There are now no less than 26 leagues, all of which can run at the same time (provided you have enough memory, of course). The newcomers include: Ireland, Northern Ireland, Wales, Turkey, Greece, Russia, Poland, Croatia, Finland and Australia.

As well as full national sides you'll get the chance to coach B-teams and U-21s and, interestingly, you will be able to play a league using completely randomised fictional players. We don't really see the point of that ourselves, but we're sure many of you will.

The transfer system, interface and match engine will all be tweaked, and there will now be a live league table that changes during march day as goals are scored around the country.

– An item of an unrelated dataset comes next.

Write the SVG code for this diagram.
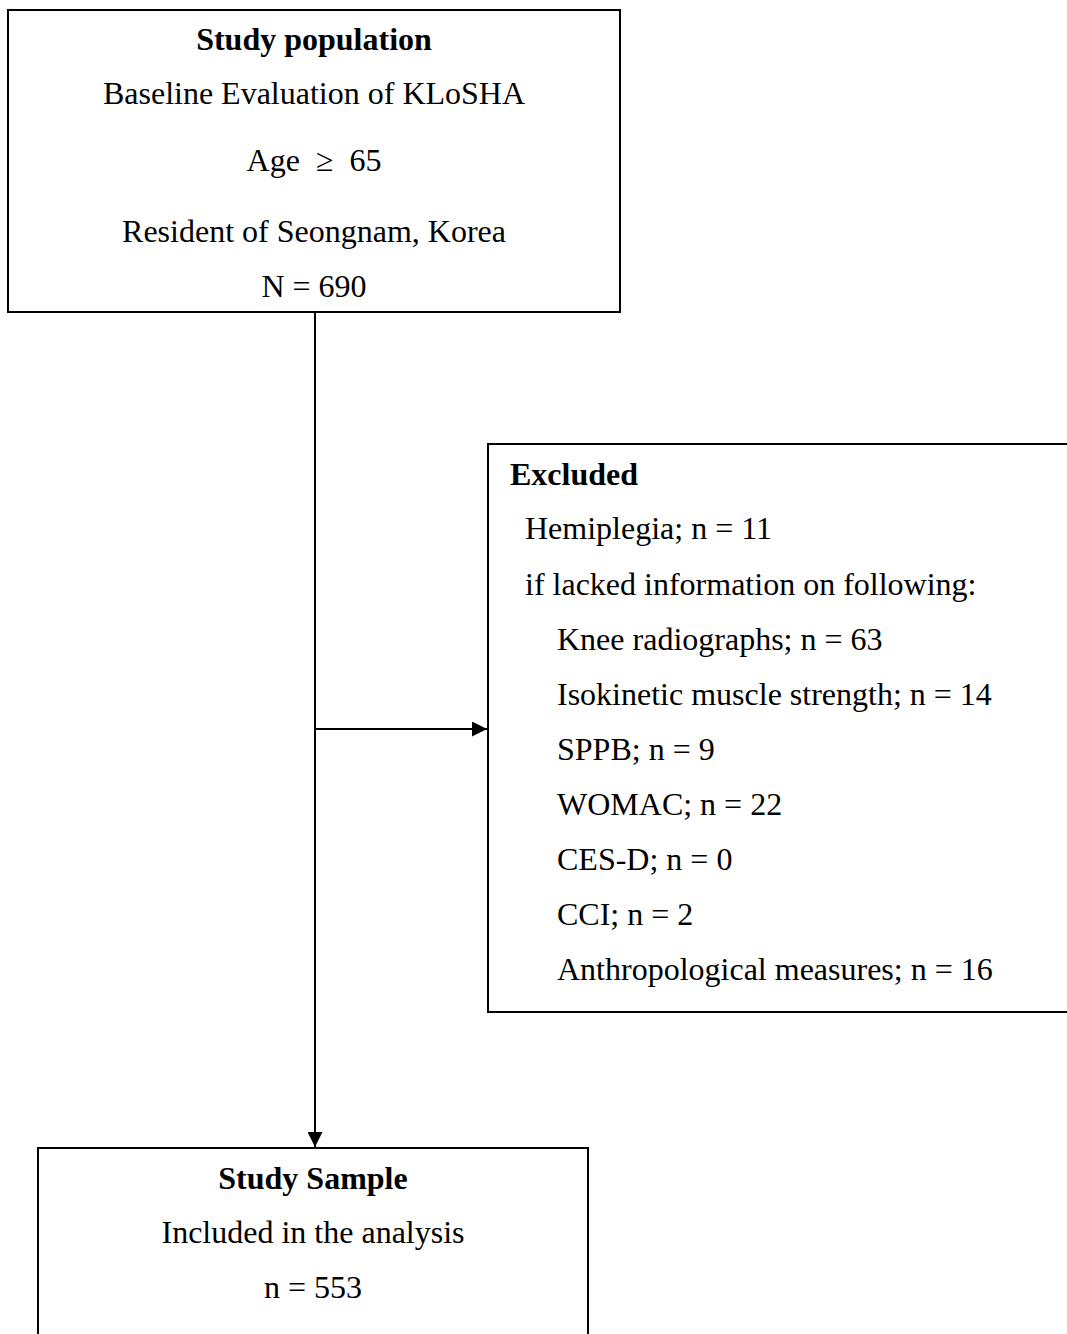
<svg xmlns="http://www.w3.org/2000/svg" width="1067" height="1334" viewBox="0 0 1067 1334">
<style>
.box{fill:#fff;stroke:#000;stroke-width:2}
.t{font-family:"Liberation Serif","Times New Roman",serif;font-size:32px;fill:#000}
.b{font-weight:bold}
.c{text-anchor:middle}
.ln{stroke:#000;stroke-width:2;fill:none}
</style>
<defs>
<marker id="ah" viewBox="0 0 10 10" refX="10" refY="5" markerWidth="7.5" markerHeight="7.5" markerUnits="strokeWidth" orient="auto">
<path d="M0,0 L10,5 L0,10 Z" fill="#000"/>
</marker>
</defs>
<rect width="1067" height="1334" fill="#fff"/>
<g id="connectors">
<line class="ln" x1="315" y1="312" x2="315" y2="1147" marker-end="url(#ah)"/>
<line class="ln" x1="315" y1="729" x2="487" y2="729" marker-end="url(#ah)"/>
</g>
<g id="study-population">
<rect class="box" x="8" y="10" width="612" height="302"/>
<text class="t b c" x="314" y="50">Study population</text>
<text class="t c" x="314" y="104">Baseline Evaluation of KLoSHA</text>
<text class="t c" x="314" y="171" xml:space="preserve">Age  ≥  65</text>
<text class="t c" x="314" y="242">Resident of Seongnam, Korea</text>
<text class="t c" x="314" y="297">N = 690</text>
</g>
<g id="excluded">
<rect class="box" x="488" y="444" width="590" height="568"/>
<text class="t b" x="510" y="485">Excluded</text>
<text class="t" x="525" y="539">Hemiplegia; n = 11</text>
<text class="t" x="525" y="595">if lacked information on following:</text>
<text class="t" x="557" y="650">Knee radiographs; n = 63</text>
<text class="t" x="557" y="705">Isokinetic muscle strength; n = 14</text>
<text class="t" x="557" y="760">SPPB; n = 9</text>
<text class="t" x="557" y="815">WOMAC; n = 22</text>
<text class="t" x="557" y="870">CES-D; n = 0</text>
<text class="t" x="557" y="925">CCI; n = 2</text>
<text class="t" x="557" y="980">Anthropological measures; n = 16</text>
</g>
<g id="study-sample">
<rect class="box" x="38" y="1148" width="550" height="200"/>
<text class="t b c" x="313" y="1189">Study Sample</text>
<text class="t c" x="313" y="1243">Included in the analysis</text>
<text class="t c" x="313" y="1298">n = 553</text>
</g>
</svg>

One of the biggest improvements will be the media involvement, enhancing the feeling of being in a real alternate footballing universe. Newspapers will be more involved in spreading rumours and will approach you personally, so you'll have the chance to blame defeat on the ref. You can even take the matter further and complain to the FA about the officials. More importantly, the interaction with your own players will be much greater.

The game will ship with its own data editor and, although there's already a good one available on the Web, this should ensure that Sports Interactive doesn't delay the release date to keep up with the latest transfers. Of course, this is but the tip of the footballing iceberg and you can look forward to a full preview soon. As far as we're concerned, the sooner we can start playing this one the better.